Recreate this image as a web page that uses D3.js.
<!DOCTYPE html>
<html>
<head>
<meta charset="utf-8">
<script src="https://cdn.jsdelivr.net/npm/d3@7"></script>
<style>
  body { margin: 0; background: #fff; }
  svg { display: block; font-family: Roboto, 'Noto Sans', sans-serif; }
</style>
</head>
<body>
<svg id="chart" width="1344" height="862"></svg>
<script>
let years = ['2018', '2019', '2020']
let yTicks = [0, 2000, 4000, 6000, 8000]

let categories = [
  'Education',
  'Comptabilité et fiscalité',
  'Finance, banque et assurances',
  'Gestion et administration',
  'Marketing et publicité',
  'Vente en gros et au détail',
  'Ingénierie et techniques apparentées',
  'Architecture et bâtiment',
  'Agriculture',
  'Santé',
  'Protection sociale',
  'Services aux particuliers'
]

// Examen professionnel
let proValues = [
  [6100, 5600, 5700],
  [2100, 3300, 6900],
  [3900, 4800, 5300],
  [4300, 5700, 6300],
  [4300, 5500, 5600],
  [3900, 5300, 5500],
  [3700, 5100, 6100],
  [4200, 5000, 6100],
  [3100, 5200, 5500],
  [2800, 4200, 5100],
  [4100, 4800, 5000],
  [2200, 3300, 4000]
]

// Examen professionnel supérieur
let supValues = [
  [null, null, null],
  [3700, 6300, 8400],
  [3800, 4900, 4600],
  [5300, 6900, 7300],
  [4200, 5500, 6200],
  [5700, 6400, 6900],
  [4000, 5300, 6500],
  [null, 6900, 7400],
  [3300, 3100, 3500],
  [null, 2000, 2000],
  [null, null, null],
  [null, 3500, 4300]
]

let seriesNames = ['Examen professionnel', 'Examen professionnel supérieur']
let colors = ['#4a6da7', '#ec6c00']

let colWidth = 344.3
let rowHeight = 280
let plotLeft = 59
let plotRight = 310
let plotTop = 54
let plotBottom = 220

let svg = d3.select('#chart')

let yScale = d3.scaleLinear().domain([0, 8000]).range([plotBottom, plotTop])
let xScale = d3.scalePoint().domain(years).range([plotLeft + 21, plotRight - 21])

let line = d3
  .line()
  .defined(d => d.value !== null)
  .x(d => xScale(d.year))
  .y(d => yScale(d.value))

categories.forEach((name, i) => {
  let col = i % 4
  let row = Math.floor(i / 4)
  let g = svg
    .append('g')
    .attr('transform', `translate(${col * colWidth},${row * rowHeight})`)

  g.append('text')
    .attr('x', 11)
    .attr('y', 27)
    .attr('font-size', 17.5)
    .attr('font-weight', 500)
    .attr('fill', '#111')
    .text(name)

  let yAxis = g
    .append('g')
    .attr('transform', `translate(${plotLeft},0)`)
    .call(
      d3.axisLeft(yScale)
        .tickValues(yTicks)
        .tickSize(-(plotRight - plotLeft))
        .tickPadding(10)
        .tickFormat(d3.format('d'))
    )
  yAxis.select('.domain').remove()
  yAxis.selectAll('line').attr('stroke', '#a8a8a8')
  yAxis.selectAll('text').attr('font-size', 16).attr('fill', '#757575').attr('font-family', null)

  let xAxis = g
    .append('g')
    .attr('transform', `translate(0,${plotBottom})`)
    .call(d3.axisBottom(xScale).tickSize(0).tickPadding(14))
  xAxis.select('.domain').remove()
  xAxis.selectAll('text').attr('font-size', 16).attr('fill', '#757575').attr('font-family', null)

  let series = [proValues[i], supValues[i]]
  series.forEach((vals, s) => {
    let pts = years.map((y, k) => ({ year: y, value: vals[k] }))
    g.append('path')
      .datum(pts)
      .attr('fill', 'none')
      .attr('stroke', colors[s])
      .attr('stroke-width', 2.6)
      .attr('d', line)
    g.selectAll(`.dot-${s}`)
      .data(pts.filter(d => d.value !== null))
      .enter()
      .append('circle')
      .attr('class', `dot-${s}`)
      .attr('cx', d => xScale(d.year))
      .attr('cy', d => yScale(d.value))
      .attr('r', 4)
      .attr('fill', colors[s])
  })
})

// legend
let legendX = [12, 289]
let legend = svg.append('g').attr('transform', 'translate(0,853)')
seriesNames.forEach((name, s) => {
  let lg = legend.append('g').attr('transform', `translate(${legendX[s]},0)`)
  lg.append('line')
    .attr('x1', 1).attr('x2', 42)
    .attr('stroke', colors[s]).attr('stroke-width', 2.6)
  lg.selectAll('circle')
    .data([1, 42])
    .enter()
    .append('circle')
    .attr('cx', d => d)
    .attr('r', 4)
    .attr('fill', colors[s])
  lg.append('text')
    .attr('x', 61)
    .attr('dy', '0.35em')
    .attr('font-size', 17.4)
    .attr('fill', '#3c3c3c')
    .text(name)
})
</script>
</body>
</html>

(BRIEF) Copy every line exactly. Leave nothing out.

(SOLUTION TO THIS TASK)
Recreate this image as a web page that uses D3.js.
<!DOCTYPE html>
<html>
<head>
<meta charset="utf-8">
<script src="https://cdn.jsdelivr.net/npm/d3@7"></script>
<style>
  body { margin: 0; background: #fff; }
  svg { display: block; font-family: Roboto, 'Noto Sans', sans-serif; }
</style>
</head>
<body>
<svg id="chart" width="1344" height="862"></svg>
<script>
let years = ['2018', '2019', '2020']
let yTicks = [0, 2000, 4000, 6000, 8000]

let categories = [
  'Education',
  'Comptabilité et fiscalité',
  'Finance, banque et assurances',
  'Gestion et administration',
  'Marketing et publicité',
  'Vente en gros et au détail',
  'Ingénierie et techniques apparentées',
  'Architecture et bâtiment',
  'Agriculture',
  'Santé',
  'Protection sociale',
  'Services aux particuliers'
]

// Examen professionnel
let proValues = [
  [6100, 5600, 5700],
  [2100, 3300, 6900],
  [3900, 4800, 5300],
  [4300, 5700, 6300],
  [4300, 5500, 5600],
  [3900, 5300, 5500],
  [3700, 5100, 6100],
  [4200, 5000, 6100],
  [3100, 5200, 5500],
  [2800, 4200, 5100],
  [4100, 4800, 5000],
  [2200, 3300, 4000]
]

// Examen professionnel supérieur
let supValues = [
  [null, null, null],
  [3700, 6300, 8400],
  [3800, 4900, 4600],
  [5300, 6900, 7300],
  [4200, 5500, 6200],
  [5700, 6400, 6900],
  [4000, 5300, 6500],
  [null, 6900, 7400],
  [3300, 3100, 3500],
  [null, 2000, 2000],
  [null, null, null],
  [null, 3500, 4300]
]

let seriesNames = ['Examen professionnel', 'Examen professionnel supérieur']
let colors = ['#4a6da7', '#ec6c00']

let colWidth = 344.3
let rowHeight = 280
let plotLeft = 59
let plotRight = 310
let plotTop = 54
let plotBottom = 220

let svg = d3.select('#chart')

let yScale = d3.scaleLinear().domain([0, 8000]).range([plotBottom, plotTop])
let xScale = d3.scalePoint().domain(years).range([plotLeft + 21, plotRight - 21])

let line = d3
  .line()
  .defined(d => d.value !== null)
  .x(d => xScale(d.year))
  .y(d => yScale(d.value))

categories.forEach((name, i) => {
  let col = i % 4
  let row = Math.floor(i / 4)
  let g = svg
    .append('g')
    .attr('transform', `translate(${col * colWidth},${row * rowHeight})`)

  g.append('text')
    .attr('x', 11)
    .attr('y', 27)
    .attr('font-size', 17.5)
    .attr('font-weight', 500)
    .attr('fill', '#111')
    .text(name)

  let yAxis = g
    .append('g')
    .attr('transform', `translate(${plotLeft},0)`)
    .call(
      d3.axisLeft(yScale)
        .tickValues(yTicks)
        .tickSize(-(plotRight - plotLeft))
        .tickPadding(10)
        .tickFormat(d3.format('d'))
    )
  yAxis.select('.domain').remove()
  yAxis.selectAll('line').attr('stroke', '#a8a8a8')
  yAxis.selectAll('text').attr('font-size', 16).attr('fill', '#757575').attr('font-family', null)

  let xAxis = g
    .append('g')
    .attr('transform', `translate(0,${plotBottom})`)
    .call(d3.axisBottom(xScale).tickSize(0).tickPadding(14))
  xAxis.select('.domain').remove()
  xAxis.selectAll('text').attr('font-size', 16).attr('fill', '#757575').attr('font-family', null)

  let series = [proValues[i], supValues[i]]
  series.forEach((vals, s) => {
    let pts = years.map((y, k) => ({ year: y, value: vals[k] }))
    g.append('path')
      .datum(pts)
      .attr('fill', 'none')
      .attr('stroke', colors[s])
      .attr('stroke-width', 2.6)
      .attr('d', line)
    g.selectAll(`.dot-${s}`)
      .data(pts.filter(d => d.value !== null))
      .enter()
      .append('circle')
      .attr('class', `dot-${s}`)
      .attr('cx', d => xScale(d.year))
      .attr('cy', d => yScale(d.value))
      .attr('r', 4)
      .attr('fill', colors[s])
  })
})

// legend
let legendX = [12, 289]
let legend = svg.append('g').attr('transform', 'translate(0,853)')
seriesNames.forEach((name, s) => {
  let lg = legend.append('g').attr('transform', `translate(${legendX[s]},0)`)
  lg.append('line')
    .attr('x1', 1).attr('x2', 42)
    .attr('stroke', colors[s]).attr('stroke-width', 2.6)
  lg.selectAll('circle')
    .data([1, 42])
    .enter()
    .append('circle')
    .attr('cx', d => d)
    .attr('r', 4)
    .attr('fill', colors[s])
  lg.append('text')
    .attr('x', 61)
    .attr('dy', '0.35em')
    .attr('font-size', 17.4)
    .attr('fill', '#3c3c3c')
    .text(name)
})
</script>
</body>
</html>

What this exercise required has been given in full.